● **Data**:
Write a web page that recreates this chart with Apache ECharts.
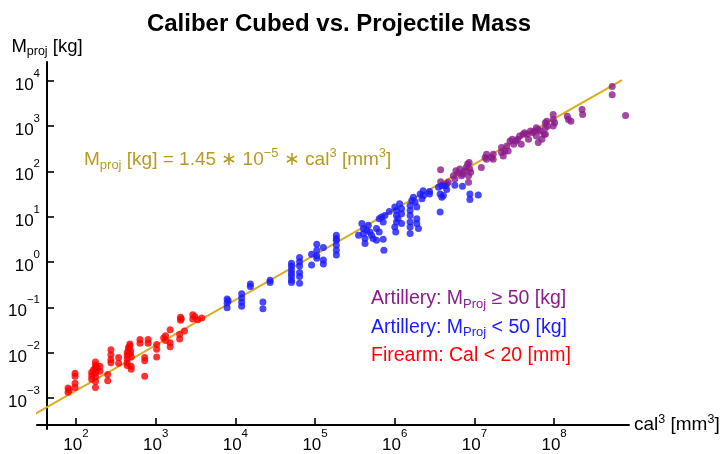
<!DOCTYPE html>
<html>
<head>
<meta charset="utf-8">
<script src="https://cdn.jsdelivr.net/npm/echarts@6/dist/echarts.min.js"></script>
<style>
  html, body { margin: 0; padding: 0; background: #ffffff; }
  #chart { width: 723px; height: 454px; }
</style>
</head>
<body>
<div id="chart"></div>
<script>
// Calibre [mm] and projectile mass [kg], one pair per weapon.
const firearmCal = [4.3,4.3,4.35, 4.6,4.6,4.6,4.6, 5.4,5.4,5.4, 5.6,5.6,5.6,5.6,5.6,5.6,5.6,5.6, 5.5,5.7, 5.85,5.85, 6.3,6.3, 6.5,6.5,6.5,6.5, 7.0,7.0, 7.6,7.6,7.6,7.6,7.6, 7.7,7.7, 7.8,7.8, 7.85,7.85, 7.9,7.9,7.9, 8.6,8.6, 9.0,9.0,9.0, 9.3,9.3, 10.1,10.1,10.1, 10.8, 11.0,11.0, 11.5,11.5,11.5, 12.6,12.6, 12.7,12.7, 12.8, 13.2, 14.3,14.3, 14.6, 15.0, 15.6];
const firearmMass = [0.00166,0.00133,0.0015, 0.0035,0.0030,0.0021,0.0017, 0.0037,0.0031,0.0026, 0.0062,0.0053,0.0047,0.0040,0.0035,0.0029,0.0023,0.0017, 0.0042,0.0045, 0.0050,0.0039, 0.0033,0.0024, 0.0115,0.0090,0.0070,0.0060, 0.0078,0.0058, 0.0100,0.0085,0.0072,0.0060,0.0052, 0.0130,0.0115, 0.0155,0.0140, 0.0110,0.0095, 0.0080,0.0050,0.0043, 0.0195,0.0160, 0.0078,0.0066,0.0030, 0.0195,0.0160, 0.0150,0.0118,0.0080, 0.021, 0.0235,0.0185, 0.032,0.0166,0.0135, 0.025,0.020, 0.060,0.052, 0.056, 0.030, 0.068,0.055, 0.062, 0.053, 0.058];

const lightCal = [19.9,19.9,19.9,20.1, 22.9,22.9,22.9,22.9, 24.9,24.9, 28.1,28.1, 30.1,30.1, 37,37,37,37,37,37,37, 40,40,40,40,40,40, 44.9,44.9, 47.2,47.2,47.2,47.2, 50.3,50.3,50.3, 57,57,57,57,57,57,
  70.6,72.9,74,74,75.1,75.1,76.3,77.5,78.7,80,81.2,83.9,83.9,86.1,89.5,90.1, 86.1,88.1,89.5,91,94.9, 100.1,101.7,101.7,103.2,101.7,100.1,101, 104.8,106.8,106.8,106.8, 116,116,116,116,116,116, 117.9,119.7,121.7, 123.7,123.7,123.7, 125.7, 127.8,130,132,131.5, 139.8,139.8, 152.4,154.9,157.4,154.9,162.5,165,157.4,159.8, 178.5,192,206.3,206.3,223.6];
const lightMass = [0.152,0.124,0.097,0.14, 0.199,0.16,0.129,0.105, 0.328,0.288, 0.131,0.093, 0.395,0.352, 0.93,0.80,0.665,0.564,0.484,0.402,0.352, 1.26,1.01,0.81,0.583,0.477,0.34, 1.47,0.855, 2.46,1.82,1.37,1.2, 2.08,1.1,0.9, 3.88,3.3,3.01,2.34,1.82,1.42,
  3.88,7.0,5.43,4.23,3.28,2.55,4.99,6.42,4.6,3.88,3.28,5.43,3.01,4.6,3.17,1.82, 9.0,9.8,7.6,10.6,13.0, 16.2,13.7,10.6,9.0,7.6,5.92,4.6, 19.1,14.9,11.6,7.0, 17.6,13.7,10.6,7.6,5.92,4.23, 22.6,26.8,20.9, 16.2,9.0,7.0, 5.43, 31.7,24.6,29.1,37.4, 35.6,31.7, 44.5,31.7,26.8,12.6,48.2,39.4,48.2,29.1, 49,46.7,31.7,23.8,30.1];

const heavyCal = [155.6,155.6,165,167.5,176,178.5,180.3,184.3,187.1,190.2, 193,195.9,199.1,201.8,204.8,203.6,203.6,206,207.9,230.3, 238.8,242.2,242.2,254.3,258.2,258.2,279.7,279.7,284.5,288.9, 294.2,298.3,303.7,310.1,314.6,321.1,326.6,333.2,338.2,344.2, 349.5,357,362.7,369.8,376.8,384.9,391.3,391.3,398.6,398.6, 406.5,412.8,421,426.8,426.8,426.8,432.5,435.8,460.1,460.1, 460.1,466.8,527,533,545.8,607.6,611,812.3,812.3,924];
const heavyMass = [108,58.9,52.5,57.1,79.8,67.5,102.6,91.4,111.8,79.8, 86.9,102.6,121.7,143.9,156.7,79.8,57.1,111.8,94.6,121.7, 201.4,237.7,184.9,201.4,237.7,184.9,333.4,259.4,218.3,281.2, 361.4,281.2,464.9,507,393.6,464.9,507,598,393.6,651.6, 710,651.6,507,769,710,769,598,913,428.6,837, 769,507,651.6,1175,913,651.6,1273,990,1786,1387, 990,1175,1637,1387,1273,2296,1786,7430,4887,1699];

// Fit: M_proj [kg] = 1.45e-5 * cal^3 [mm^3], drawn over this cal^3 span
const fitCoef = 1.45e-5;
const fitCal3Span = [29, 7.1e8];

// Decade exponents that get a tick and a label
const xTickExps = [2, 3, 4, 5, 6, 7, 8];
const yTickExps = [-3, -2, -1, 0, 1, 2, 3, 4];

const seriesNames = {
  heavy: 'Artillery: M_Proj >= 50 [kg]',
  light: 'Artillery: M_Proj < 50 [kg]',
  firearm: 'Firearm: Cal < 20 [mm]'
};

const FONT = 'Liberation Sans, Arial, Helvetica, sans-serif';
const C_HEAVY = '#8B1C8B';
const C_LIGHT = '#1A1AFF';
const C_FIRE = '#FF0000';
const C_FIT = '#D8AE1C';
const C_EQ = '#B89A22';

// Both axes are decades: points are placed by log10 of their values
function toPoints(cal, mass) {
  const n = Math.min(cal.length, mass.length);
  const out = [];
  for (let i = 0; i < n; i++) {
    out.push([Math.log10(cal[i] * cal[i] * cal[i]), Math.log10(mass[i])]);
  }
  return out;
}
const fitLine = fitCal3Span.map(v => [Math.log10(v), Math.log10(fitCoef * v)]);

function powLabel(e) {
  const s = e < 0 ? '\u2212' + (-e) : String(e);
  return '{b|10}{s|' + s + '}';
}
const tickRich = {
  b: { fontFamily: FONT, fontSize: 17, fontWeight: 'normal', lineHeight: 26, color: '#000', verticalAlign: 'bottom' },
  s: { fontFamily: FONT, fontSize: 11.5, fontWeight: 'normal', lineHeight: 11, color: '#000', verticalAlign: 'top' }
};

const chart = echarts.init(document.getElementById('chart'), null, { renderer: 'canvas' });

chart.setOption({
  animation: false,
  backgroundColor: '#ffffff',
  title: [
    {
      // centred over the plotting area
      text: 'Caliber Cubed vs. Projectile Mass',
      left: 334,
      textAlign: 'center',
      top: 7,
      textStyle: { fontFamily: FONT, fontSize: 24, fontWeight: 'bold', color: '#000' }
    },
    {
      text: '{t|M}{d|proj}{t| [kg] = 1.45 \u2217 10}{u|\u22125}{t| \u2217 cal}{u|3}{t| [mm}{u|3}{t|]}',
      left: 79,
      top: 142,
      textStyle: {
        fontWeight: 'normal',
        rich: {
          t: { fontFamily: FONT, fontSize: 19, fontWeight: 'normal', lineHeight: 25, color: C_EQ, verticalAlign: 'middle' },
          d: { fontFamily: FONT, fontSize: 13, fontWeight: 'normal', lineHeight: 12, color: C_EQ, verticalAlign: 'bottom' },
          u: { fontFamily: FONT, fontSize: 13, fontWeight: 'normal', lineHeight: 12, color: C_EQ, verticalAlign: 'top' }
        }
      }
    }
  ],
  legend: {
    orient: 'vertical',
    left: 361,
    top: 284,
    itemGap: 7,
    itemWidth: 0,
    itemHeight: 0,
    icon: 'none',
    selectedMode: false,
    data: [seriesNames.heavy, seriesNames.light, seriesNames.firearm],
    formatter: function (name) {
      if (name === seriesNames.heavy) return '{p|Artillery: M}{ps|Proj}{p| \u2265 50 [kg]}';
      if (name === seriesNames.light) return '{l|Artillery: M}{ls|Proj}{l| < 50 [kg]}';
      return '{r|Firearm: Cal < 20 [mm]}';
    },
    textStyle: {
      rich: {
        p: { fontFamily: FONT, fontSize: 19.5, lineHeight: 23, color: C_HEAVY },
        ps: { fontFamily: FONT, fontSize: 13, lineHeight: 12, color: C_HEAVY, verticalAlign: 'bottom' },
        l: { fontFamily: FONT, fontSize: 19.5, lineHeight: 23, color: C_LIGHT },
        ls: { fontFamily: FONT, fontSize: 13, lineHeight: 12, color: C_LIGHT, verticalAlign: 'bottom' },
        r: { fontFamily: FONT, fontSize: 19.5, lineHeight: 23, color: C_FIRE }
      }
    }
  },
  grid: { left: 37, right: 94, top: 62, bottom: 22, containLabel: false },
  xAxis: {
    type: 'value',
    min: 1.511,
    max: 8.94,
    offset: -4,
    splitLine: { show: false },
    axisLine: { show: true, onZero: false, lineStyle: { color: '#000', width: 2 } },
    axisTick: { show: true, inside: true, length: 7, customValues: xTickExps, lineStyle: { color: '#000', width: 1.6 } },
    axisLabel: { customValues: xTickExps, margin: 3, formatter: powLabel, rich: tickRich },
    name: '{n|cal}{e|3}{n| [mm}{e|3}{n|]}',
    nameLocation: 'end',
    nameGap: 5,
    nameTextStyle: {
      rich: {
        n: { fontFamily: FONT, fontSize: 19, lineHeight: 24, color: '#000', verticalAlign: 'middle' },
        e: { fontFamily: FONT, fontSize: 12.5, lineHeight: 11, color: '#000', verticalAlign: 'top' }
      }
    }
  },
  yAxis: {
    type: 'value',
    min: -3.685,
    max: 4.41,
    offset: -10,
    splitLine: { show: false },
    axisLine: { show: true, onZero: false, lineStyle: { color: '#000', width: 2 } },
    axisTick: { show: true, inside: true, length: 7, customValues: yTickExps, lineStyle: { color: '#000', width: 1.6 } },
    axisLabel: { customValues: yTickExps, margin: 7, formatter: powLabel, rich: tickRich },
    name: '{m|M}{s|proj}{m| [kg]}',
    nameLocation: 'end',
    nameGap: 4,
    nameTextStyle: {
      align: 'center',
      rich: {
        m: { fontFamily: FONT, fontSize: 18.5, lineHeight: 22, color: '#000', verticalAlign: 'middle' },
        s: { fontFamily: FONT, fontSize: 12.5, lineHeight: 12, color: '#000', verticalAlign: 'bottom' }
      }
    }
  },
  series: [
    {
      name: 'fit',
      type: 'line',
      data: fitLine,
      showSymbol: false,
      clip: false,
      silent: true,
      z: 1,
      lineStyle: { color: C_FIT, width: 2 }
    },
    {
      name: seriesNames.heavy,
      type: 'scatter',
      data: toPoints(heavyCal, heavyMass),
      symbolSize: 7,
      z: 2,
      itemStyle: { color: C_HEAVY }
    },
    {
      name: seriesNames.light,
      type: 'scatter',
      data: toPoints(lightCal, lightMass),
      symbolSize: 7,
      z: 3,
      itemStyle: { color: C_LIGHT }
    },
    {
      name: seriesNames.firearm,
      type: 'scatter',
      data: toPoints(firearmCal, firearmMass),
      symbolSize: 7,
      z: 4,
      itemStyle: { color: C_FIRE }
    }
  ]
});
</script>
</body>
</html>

● **What you have to do**: Set down again, exactly, the lines of the material above from its first line to the one with "0.062, 0.053, 0.058];", inclusive. Leave the pictures out.

● **Answer to the task**:
Write a web page that recreates this chart with Apache ECharts.
<!DOCTYPE html>
<html>
<head>
<meta charset="utf-8">
<script src="https://cdn.jsdelivr.net/npm/echarts@6/dist/echarts.min.js"></script>
<style>
  html, body { margin: 0; padding: 0; background: #ffffff; }
  #chart { width: 723px; height: 454px; }
</style>
</head>
<body>
<div id="chart"></div>
<script>
// Calibre [mm] and projectile mass [kg], one pair per weapon.
const firearmCal = [4.3,4.3,4.35, 4.6,4.6,4.6,4.6, 5.4,5.4,5.4, 5.6,5.6,5.6,5.6,5.6,5.6,5.6,5.6, 5.5,5.7, 5.85,5.85, 6.3,6.3, 6.5,6.5,6.5,6.5, 7.0,7.0, 7.6,7.6,7.6,7.6,7.6, 7.7,7.7, 7.8,7.8, 7.85,7.85, 7.9,7.9,7.9, 8.6,8.6, 9.0,9.0,9.0, 9.3,9.3, 10.1,10.1,10.1, 10.8, 11.0,11.0, 11.5,11.5,11.5, 12.6,12.6, 12.7,12.7, 12.8, 13.2, 14.3,14.3, 14.6, 15.0, 15.6];
const firearmMass = [0.00166,0.00133,0.0015, 0.0035,0.0030,0.0021,0.0017, 0.0037,0.0031,0.0026, 0.0062,0.0053,0.0047,0.0040,0.0035,0.0029,0.0023,0.0017, 0.0042,0.0045, 0.0050,0.0039, 0.0033,0.0024, 0.0115,0.0090,0.0070,0.0060, 0.0078,0.0058, 0.0100,0.0085,0.0072,0.0060,0.0052, 0.0130,0.0115, 0.0155,0.0140, 0.0110,0.0095, 0.0080,0.0050,0.0043, 0.0195,0.0160, 0.0078,0.0066,0.0030, 0.0195,0.0160, 0.0150,0.0118,0.0080, 0.021, 0.0235,0.0185, 0.032,0.0166,0.0135, 0.025,0.020, 0.060,0.052, 0.056, 0.030, 0.068,0.055, 0.062, 0.053, 0.058];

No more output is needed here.